__Aim of the task__.
Return every line of the data below that includes the string "code".

__Material__.
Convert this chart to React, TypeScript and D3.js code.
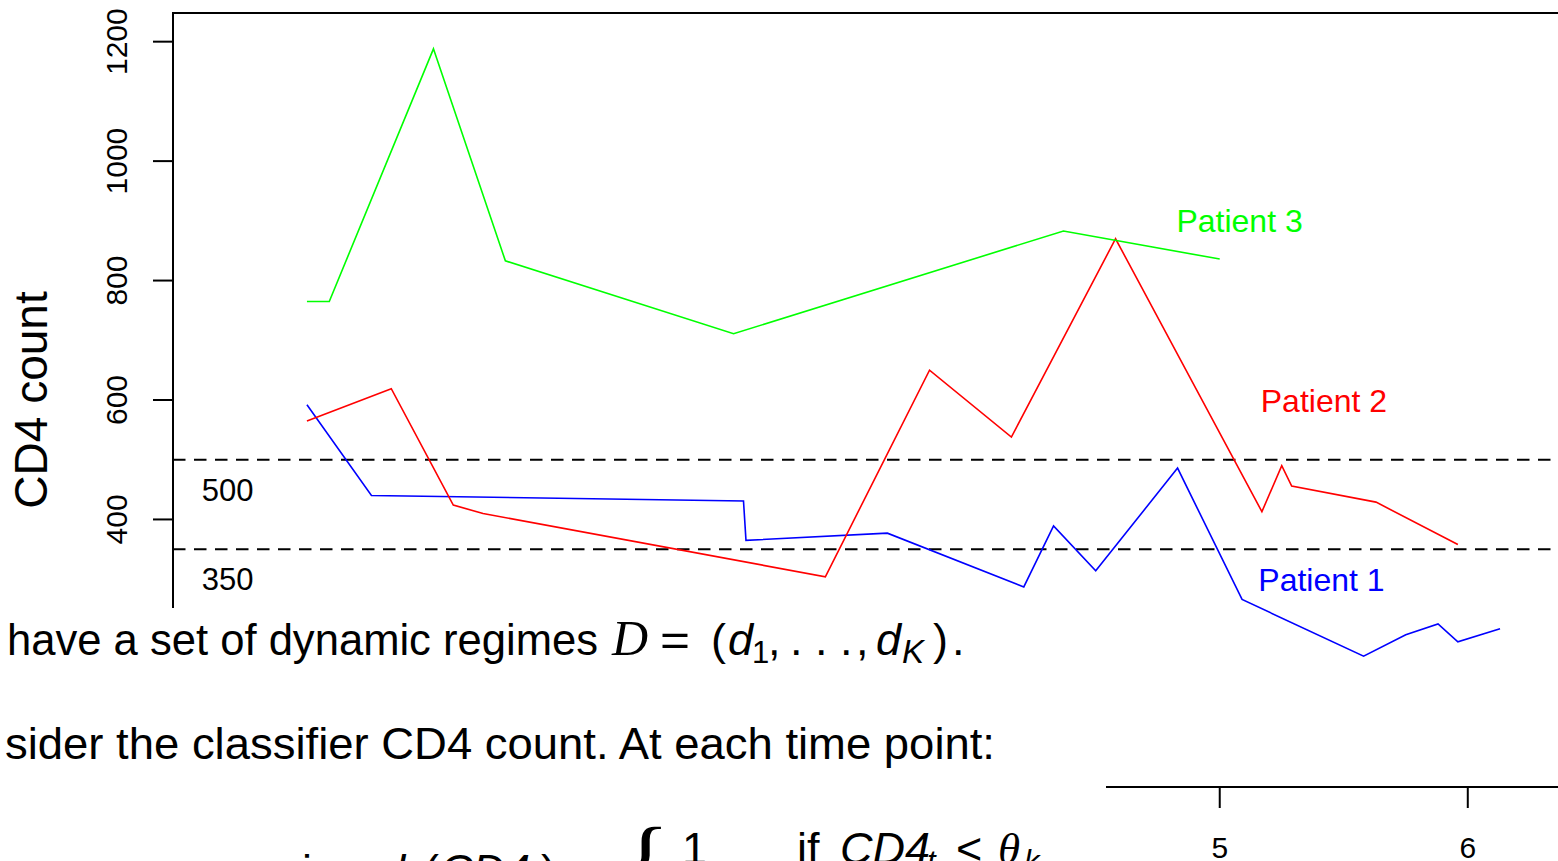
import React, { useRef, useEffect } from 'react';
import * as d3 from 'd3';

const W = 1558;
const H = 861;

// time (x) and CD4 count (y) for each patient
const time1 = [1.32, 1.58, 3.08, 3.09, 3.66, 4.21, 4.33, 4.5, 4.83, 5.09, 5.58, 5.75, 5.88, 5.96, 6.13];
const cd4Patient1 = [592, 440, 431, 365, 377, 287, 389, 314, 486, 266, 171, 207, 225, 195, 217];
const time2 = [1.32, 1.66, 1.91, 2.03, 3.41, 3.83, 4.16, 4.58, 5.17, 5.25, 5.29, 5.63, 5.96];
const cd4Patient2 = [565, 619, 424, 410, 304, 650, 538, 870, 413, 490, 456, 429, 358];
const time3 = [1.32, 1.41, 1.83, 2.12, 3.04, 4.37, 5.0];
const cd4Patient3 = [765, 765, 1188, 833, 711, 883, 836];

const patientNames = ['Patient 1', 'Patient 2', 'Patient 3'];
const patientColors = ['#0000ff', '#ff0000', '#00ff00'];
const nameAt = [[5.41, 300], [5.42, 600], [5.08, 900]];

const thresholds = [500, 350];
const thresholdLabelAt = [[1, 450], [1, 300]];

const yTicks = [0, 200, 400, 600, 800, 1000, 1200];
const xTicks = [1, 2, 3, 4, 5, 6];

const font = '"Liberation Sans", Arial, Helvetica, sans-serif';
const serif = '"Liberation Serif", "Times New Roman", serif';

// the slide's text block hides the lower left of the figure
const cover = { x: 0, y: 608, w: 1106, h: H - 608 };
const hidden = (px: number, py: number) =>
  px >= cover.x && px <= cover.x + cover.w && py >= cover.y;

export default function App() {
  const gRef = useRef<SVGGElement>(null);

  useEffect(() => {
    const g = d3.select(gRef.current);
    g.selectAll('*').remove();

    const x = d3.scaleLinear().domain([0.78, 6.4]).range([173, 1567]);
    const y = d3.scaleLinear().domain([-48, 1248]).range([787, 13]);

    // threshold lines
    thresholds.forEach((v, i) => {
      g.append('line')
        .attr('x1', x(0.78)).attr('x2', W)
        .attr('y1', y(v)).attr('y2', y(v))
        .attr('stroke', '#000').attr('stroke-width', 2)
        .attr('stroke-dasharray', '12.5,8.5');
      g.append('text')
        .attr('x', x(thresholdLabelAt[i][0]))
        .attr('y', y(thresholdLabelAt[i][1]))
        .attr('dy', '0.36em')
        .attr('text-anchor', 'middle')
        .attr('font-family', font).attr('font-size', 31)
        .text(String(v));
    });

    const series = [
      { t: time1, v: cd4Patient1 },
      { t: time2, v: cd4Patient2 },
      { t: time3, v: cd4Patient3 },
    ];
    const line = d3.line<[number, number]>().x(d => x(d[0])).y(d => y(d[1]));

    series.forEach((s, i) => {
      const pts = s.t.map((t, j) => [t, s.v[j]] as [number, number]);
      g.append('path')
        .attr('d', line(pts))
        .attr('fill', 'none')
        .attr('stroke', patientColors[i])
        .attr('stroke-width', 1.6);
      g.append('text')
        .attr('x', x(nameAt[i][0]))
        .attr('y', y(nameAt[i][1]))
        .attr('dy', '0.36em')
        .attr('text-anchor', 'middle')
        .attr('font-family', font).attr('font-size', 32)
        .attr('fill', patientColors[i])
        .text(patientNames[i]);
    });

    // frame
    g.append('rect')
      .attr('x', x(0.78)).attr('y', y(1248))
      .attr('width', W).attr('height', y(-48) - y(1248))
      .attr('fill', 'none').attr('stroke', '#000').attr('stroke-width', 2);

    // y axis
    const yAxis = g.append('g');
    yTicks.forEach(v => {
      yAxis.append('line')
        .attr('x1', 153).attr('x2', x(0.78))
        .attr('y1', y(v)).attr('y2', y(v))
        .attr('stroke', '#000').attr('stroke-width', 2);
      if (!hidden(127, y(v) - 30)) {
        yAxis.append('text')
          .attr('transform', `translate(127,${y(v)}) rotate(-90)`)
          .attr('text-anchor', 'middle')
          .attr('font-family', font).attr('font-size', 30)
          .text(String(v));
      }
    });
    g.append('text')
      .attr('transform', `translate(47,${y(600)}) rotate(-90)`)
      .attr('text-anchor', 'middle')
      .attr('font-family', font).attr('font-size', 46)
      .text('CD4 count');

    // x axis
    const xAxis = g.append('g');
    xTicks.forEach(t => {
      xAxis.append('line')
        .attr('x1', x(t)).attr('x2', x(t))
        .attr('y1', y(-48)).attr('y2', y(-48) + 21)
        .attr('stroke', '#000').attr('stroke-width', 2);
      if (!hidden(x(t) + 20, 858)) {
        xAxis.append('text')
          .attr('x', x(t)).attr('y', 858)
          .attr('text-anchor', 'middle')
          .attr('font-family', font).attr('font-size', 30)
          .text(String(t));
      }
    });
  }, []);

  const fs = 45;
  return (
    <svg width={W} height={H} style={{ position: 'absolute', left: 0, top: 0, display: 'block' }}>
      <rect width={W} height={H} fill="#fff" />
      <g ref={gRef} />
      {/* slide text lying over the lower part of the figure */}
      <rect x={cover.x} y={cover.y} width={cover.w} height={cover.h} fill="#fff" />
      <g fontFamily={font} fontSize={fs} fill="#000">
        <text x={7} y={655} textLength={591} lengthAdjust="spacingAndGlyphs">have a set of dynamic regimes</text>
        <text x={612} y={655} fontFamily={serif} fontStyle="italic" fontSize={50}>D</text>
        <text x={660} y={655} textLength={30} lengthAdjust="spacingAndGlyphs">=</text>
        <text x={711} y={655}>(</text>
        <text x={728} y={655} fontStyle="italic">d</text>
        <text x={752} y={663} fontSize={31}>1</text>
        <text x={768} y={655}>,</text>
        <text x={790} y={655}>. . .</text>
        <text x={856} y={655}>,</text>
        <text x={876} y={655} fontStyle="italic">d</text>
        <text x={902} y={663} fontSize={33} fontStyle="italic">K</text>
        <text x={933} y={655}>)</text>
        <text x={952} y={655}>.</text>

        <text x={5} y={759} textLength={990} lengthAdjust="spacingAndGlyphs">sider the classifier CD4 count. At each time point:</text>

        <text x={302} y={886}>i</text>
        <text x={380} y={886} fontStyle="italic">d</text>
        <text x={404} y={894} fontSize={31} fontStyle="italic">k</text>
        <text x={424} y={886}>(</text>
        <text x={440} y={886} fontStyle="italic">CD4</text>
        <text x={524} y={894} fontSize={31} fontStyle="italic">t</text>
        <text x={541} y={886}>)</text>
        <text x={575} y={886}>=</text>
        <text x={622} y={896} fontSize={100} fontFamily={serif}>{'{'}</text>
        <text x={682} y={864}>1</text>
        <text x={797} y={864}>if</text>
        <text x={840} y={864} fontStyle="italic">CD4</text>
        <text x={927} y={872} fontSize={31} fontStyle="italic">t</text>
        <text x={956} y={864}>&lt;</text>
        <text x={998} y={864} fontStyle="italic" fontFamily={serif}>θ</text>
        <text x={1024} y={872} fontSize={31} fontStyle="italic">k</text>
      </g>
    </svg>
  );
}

---

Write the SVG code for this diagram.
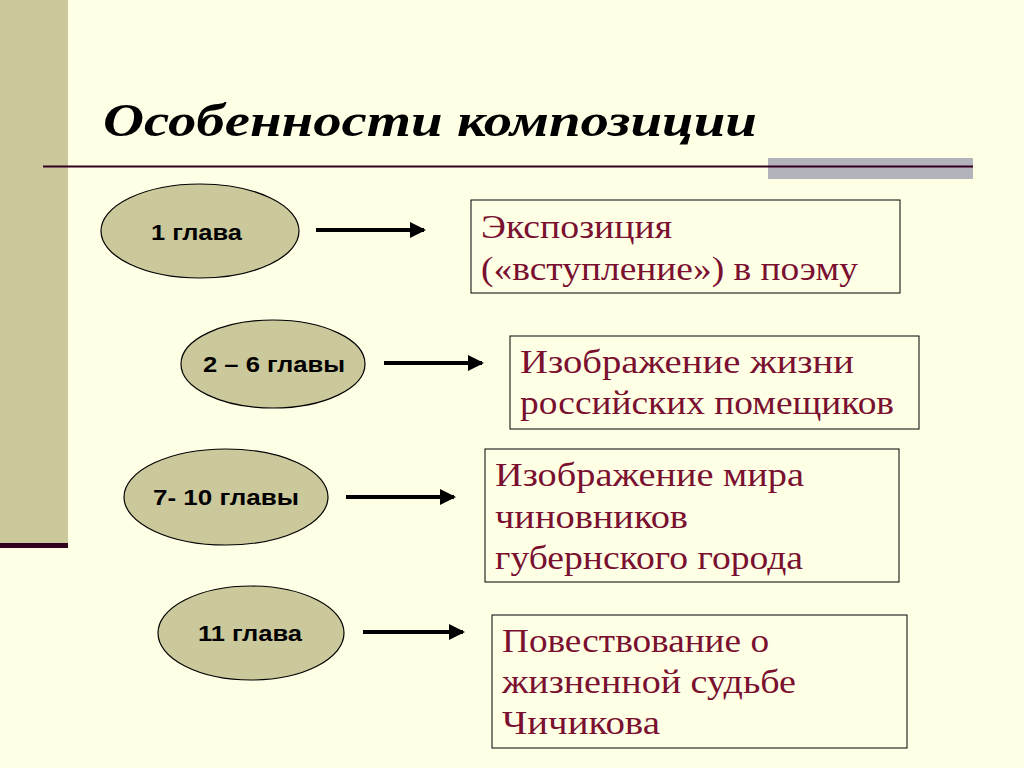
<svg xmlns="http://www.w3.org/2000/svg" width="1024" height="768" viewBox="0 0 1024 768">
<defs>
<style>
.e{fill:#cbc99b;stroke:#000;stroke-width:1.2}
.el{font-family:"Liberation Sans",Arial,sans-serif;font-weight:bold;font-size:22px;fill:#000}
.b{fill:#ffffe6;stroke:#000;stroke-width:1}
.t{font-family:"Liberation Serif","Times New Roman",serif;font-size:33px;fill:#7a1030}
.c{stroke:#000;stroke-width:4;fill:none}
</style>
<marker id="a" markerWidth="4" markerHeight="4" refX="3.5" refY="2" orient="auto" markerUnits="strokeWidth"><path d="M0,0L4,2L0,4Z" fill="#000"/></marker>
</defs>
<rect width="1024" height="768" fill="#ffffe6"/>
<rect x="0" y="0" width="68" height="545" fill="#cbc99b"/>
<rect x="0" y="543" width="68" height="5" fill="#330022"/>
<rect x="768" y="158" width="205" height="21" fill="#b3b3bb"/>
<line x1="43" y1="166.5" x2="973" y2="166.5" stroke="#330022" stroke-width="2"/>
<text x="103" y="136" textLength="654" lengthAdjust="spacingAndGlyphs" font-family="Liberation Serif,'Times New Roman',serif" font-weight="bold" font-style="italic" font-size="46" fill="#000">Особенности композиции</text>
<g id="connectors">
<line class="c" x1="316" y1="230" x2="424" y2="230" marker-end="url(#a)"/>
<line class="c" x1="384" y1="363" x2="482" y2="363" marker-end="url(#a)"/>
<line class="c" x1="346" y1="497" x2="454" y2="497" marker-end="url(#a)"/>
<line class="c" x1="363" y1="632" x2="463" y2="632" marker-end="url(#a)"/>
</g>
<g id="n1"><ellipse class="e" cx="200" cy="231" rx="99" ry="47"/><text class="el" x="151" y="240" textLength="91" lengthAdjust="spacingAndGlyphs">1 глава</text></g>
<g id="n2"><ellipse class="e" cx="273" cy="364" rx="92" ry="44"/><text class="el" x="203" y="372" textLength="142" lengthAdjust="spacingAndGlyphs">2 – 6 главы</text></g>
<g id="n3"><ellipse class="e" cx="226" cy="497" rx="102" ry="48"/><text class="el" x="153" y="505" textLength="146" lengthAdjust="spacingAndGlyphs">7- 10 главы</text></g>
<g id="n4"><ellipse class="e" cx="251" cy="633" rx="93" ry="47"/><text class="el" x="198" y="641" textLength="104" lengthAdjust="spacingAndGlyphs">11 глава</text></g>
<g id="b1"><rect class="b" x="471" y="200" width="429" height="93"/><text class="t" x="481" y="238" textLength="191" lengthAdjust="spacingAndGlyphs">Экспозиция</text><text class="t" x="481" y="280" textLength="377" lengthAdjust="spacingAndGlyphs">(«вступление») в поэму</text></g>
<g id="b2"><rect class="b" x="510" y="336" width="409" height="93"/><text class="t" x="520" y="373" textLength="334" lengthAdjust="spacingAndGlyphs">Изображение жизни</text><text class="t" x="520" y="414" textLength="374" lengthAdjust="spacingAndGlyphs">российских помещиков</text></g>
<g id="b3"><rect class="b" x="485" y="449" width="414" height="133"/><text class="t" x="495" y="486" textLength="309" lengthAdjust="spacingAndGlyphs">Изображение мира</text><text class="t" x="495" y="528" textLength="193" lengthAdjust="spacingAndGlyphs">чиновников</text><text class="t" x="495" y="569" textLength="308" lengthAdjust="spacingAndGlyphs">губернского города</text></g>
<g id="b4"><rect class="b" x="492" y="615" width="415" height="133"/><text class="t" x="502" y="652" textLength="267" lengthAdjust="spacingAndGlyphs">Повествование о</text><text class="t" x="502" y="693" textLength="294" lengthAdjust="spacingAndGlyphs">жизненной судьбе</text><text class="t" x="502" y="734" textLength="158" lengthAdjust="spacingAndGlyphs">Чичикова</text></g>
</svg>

---

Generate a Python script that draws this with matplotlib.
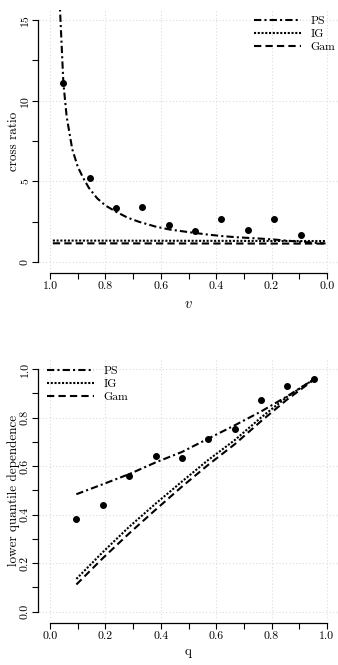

__Result for this task__.
Convert this chart to React, TypeScript and D3.js code.
Write the SVG code for this diagram.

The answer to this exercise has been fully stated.